7.3 The Commission’s recommendation that falsity should form an ingredient of the cause of action in defamation also affects the law of damages. Most immediately, it raises the question of the role which falsity now has in the assessment of damages.7 Its major effect, however, is that vindication will no longer generally be a factor influencing the level of awards of damages, since a successful plaintiff’s vindication will come principally from the court’s finding of falsity.8 This reinforces the compensatory function of damages in defamation cases. The Commission has considered the practical implications of this for the whole of the law of damages in defamation and has come to the conclusion that the change in emphasis will have a beneficial effect on that law. We consider it necessary to comment on the impact of the change in the cause of action on only two aspects of the law of damages in defamation: aggravated damages9 and the award of interest on damages.10
COMPARISON WITH AWARDS IN PERSONAL INJURY CASES
7.4 Section 46A(1) of the Defamation Act 1974 (NSW), which was inserted by the Defamation (Amendment) Act 1994, requires the court, in assessing damages in a defamation case, to ensure that there is “an appropriate and rational relationship between the relevant harm and the amount of damages awarded”. Such a relationship may be determinable with relative ease in the case of economic loss. But in the case of non-economic loss, where the award compensates for losses (injury to reputation and injury to feelings) which have no objective monetary value, that relationship is difficult to establish - especially if the award must also serve to vindicate the plaintiff’s reputation. Section 46A(2) of the Act attempts to provide a standard to which the court must have regard in attempting to set the appropriate and rational relationship between the harm suffered and the damages which it awards.

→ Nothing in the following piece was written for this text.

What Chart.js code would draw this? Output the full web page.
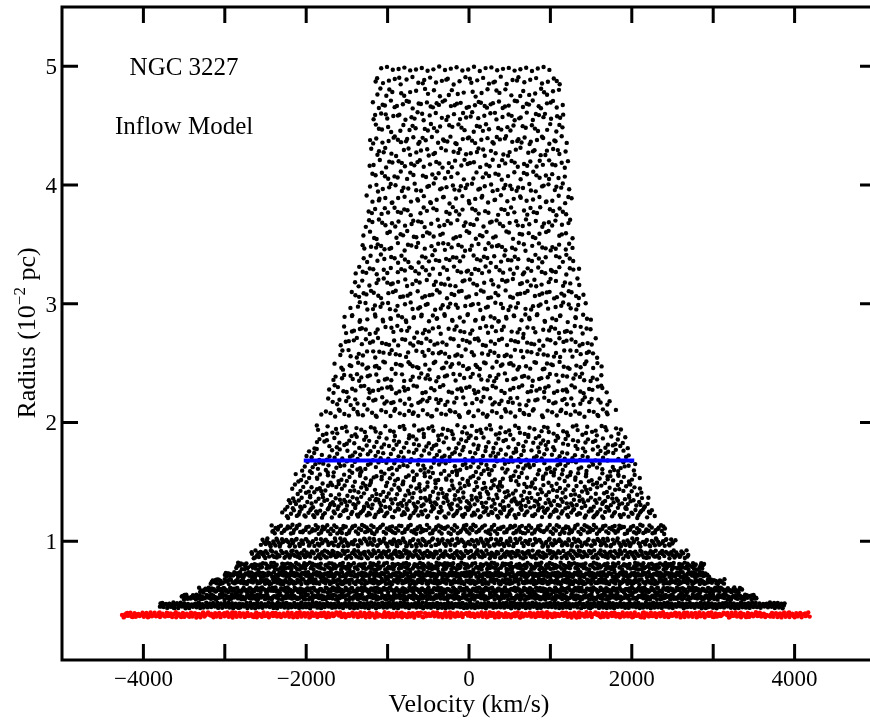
<!DOCTYPE html>
<html>
<head>
<meta charset="utf-8">
<script src="https://cdn.jsdelivr.net/npm/chart.js@4.4.1/dist/chart.umd.min.js"></script>
<style>
html, body { margin: 0; padding: 0; overflow: hidden; background: #fff; }
#wrap { width: 880px; height: 721px; }
</style>
</head>
<body>
<div id="wrap"><canvas id="chart" width="880" height="721"></canvas></div>
<script>
//axis ticks
const xTicks = [-4000, -3000, -2000, -1000, 0, 1000, 2000, 3000, 4000];
const xTickLabels = ["\u22124000", "", "\u22122000", "", "0", "", "2000", "", "4000"];
const yTicks = [1, 2, 3, 4, 5];
const yTickLabels = ["1", "2", "3", "4", "5"];

//model cloud, band by band (radius in 10^-2 pc, velocity in km/s)
const bandRadius = [4.98, 4.88, 4.78, 4.68, 4.58, 4.48, 4.38, 4.28, 4.18, 4.08, 3.98, 3.88, 3.78, 3.68, 3.58, 3.48, 3.38, 3.28, 3.18, 3.08, 2.98, 2.88, 2.78, 2.68, 2.58, 2.48, 2.38, 2.28, 2.18, 2.08,
  1.93, 1.83, 1.73, 1.63, 1.53, 1.43, 1.33, 1.24, 1.10, 0.99, 0.89, 0.79, 0.72, 0.66, 0.59, 0.53, 0.46];
const bandSpread = [0.02, 0.035, 0.035, 0.035, 0.035, 0.035, 0.035, 0.035, 0.035, 0.035, 0.035, 0.035, 0.035, 0.035, 0.035, 0.035, 0.035, 0.035, 0.035, 0.035, 0.035, 0.035, 0.035, 0.035, 0.035, 0.035, 0.035, 0.035, 0.035, 0.035,
  0.05, 0.05, 0.05, 0.05, 0.05, 0.05, 0.045, 0.045, 0.04, 0.035, 0.035, 0.03, 0.022, 0.022, 0.022, 0.022, 0.025];
const bandVelMin = [-1150, -1165, -1180, -1190, -1200, -1210, -1220, -1225, -1235, -1240, -1250, -1260, -1275, -1290, -1310, -1340, -1370, -1400, -1430, -1460, -1500, -1530, -1560, -1590, -1620, -1660, -1700, -1740, -1780, -1820,
  -1890, -1950, -2010, -2080, -2130, -2190, -2240, -2300, -2440, -2560, -2680, -2880, -3000, -3180, -3320, -3540, -3800];
const bandVelMax = [1130, 1150, 1160, 1170, 1185, 1195, 1210, 1220, 1230, 1240, 1255, 1265, 1270, 1280, 1290, 1300, 1330, 1360, 1390, 1420, 1460, 1500, 1540, 1580, 1610, 1640, 1670, 1710, 1760, 1810,
  1890, 1960, 2010, 2060, 2100, 2150, 2220, 2290, 2420, 2540, 2700, 2900, 2950, 3150, 3360, 3540, 3880];
const bandCount = [30, 40, 34, 50, 46, 42, 52, 44, 48, 42, 50, 44, 46, 48, 44, 52, 50, 56, 52, 58, 56, 62, 58, 66, 62, 70, 68, 74, 72, 80,
  95, 100, 110, 120, 130, 140, 180, 200, 280, 330, 380, 400, 420, 460, 520, 560, 650];

//inner boundary clouds (red)
const innerRadius = [0.38];
const innerSpread = [0.022];
const innerVelMin = [-4270];
const innerVelMax = [4190];
const innerCount = [650];

//marked radius (blue)
const markerVel = [-2030, 2030];
const markerRadius = [1.68, 1.68];

//spread each band's clouds evenly over its range (Halton sequence, no randomness)
function halton(i, b) {
  let f = 1, r = 0;
  while (i > 0) { f /= b; r += f * (i % b); i = Math.floor(i / b); }
  return r;
}
let seq = 1;
function fillBands(rad, spread, vmin, vmax, count) {
  const pts = [];
  for (let k = 0; k < rad.length; k++) {
    for (let j = 0; j < count[k]; j++) {
      const u = halton(seq, 2), w = halton(seq, 3);
      seq++;
      pts.push({ x: vmin[k] + u * (vmax[k] - vmin[k]), y: rad[k] + (2 * w - 1) * spread[k] });
    }
  }
  return pts;
}
const cloudPts = fillBands(bandRadius, bandSpread, bandVelMin, bandVelMax, bandCount);
const innerPts = fillBands(innerRadius, innerSpread, innerVelMin, innerVelMax, innerCount);

const serif = '"Liberation Serif", "Times New Roman", serif';

//frame with inward ticks, labels and titles
const framePlugin = {
  id: "frame",
  afterDraw(chart) {
    const ctx = chart.ctx;
    const a = chart.chartArea;
    const xs = chart.scales.x, ys = chart.scales.y;
    ctx.save();
    ctx.strokeStyle = "#000";
    ctx.lineWidth = 3;
    ctx.lineCap = "butt";
    ctx.strokeRect(a.left, a.top, a.right - a.left, a.bottom - a.top);
    ctx.beginPath();
    xTicks.forEach(v => {
      const px = xs.getPixelForValue(v);
      ctx.moveTo(px, a.bottom); ctx.lineTo(px, a.bottom - 16);
      ctx.moveTo(px, a.top); ctx.lineTo(px, a.top + 16);
    });
    yTicks.forEach(v => {
      const py = ys.getPixelForValue(v);
      ctx.moveTo(a.left, py); ctx.lineTo(a.left + 16, py);
      ctx.moveTo(a.right, py); ctx.lineTo(a.right - 16, py);
    });
    ctx.stroke();

    ctx.fillStyle = "#000";
    ctx.font = "23px " + serif;
    ctx.textBaseline = "alphabetic";
    ctx.textAlign = "center";
    xTicks.forEach((v, i) => {
      ctx.fillText(xTickLabels[i], xs.getPixelForValue(v), a.bottom + 25.5);
    });
    ctx.textAlign = "right";
    yTicks.forEach((v, i) => {
      ctx.fillText(yTickLabels[i], a.left - 5, ys.getPixelForValue(v) + 7.8);
    });

    //axis titles
    ctx.font = "26px " + serif;
    ctx.textAlign = "center";
    ctx.fillText("Velocity (km/s)", xs.getPixelForValue(0), 712);

    ctx.translate(35, 333);
    ctx.rotate(-Math.PI / 2);
    ctx.textAlign = "left";
    const big = "26px " + serif, small = "17px " + serif;
    ctx.font = big;
    const w1 = ctx.measureText("Radius (10").width;
    const w3 = ctx.measureText(" pc)").width;
    ctx.font = small;
    const w2 = ctx.measureText("\u22122").width;
    let x0 = -(w1 + w2 + w3) / 2;
    ctx.font = big;
    ctx.fillText("Radius (10", x0, 0);
    ctx.font = small;
    ctx.fillText("\u22122", x0 + w1, -10);
    ctx.font = big;
    ctx.fillText(" pc)", x0 + w1 + w2, 0);
    ctx.restore();

    //labels inside the plot
    ctx.save();
    ctx.fillStyle = "#000";
    ctx.font = "25px " + serif;
    ctx.textAlign = "center";
    ctx.textBaseline = "alphabetic";
    ctx.fillText("NGC 3227", xs.getPixelForValue(-3500), ys.getPixelForValue(5.0) + 8.3);
    ctx.fillText("Inflow Model", xs.getPixelForValue(-3500), ys.getPixelForValue(4.5) + 8.3);
    ctx.restore();
  }
};

new Chart(document.getElementById("chart"), {
  type: "scatter",
  plugins: [framePlugin],
  data: {
    datasets: [
      {
        type: "line",
        data: markerVel.map((v, i) => ({ x: v, y: markerRadius[i] })),
        borderColor: "#0000ff",
        borderWidth: 4,
        pointRadius: 0,
        fill: false,
      },
      {
        data: innerPts,
        backgroundColor: "#ff0000",
        borderWidth: 0,
        pointRadius: 2.2,
      },
      {
        data: cloudPts,
        backgroundColor: "#000000",
        borderWidth: 0,
        pointRadius: 2.2,
      },
    ],
  },
  options: {
    responsive: false,
    animation: false,
    events: [],
    layout: { padding: { left: 62, right: 3, top: 7, bottom: 61 } },
    scales: {
      x: { type: "linear", min: -5000, max: 5000, display: false },
      y: { type: "linear", min: 0, max: 5.5, display: false },
    },
    plugins: {
      legend: { display: false },
      tooltip: { enabled: false },
    },
  },
});
</script>
</body>
</html>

That section requires the court, in assessing damages for non-economic loss, to have regard to the general range of damages for non-economic loss in personal injury awards (including the amounts awarded pursuant to statutes which may regulate the award of damages in particular areas of law). The most important statutes which apply to regulate awards of damages in personal injury cases in New South Wales are the Motor Accidents Act 198811 and the Workers Compensation Act 1987.12
7.5 Section 46A of the Defamation Act reflects developments in case law. In Carson v John Fairfax & Sons,13 a majority of the High Court held that it is legitimate for appellate courts, called upon to consider the quantum of a defamation award, to have regard to the amounts awarded in personal injury cases for the purposes of comparison, the justification being that the scale of awards for non-economic loss in cases of serious personal injury must transcend injury to reputation. The majority also said, obiter, that they saw “no significant danger in permitting trial judges to provide to the jury an indication of the ordinary level of the general damages component of personal injury awards for comparative purposes, nor in counsel being permitted to make a similar reference.”14
7.6 However, in the new trial on damages in the Carson case,15 Justice Levine declined to direct the jury for the purposes of assessing damages on the level of awards in personal injury.16 His Honour thought that there were three insurmountable difficulties in following such a course.17 First, there was the conceptual difficulty which had been forcefully identified in the dissenting judgments in Carson and in a number of English cases. It is that there is no genuine basis for comparison between damages aimed at pain and suffering and loss of the amenities of life in personal injury cases and damages for injury to reputation and feelings and for vindication in defamation actions.18 And even if there were, to which personal injury scale is the comparison appropriate - that provided by the common law or by legislative schemes with their statutory caps?19 Secondly, problems of trial management arise - are all the details of personal injury cases to be put in evidence thereby prolonging, perhaps for substantial periods, the defamation proceedings?20 Thirdly, there are related evidentiary problems - how are details of awards in personal injury cases to be put in evidence?21
7.7 The Commission has carefully considered whether the objections which Justice Levine raised in Carson’s case mean that personal injury awards should never be used as a point of comparison in determining the quantum of defamation damages even where damages are assessed by a judge alone. In our view, for the reasons set out in paras 7.8-7.10, they do not. We do not, therefore, recommend any change to s 46A(2) of the Defamation Act.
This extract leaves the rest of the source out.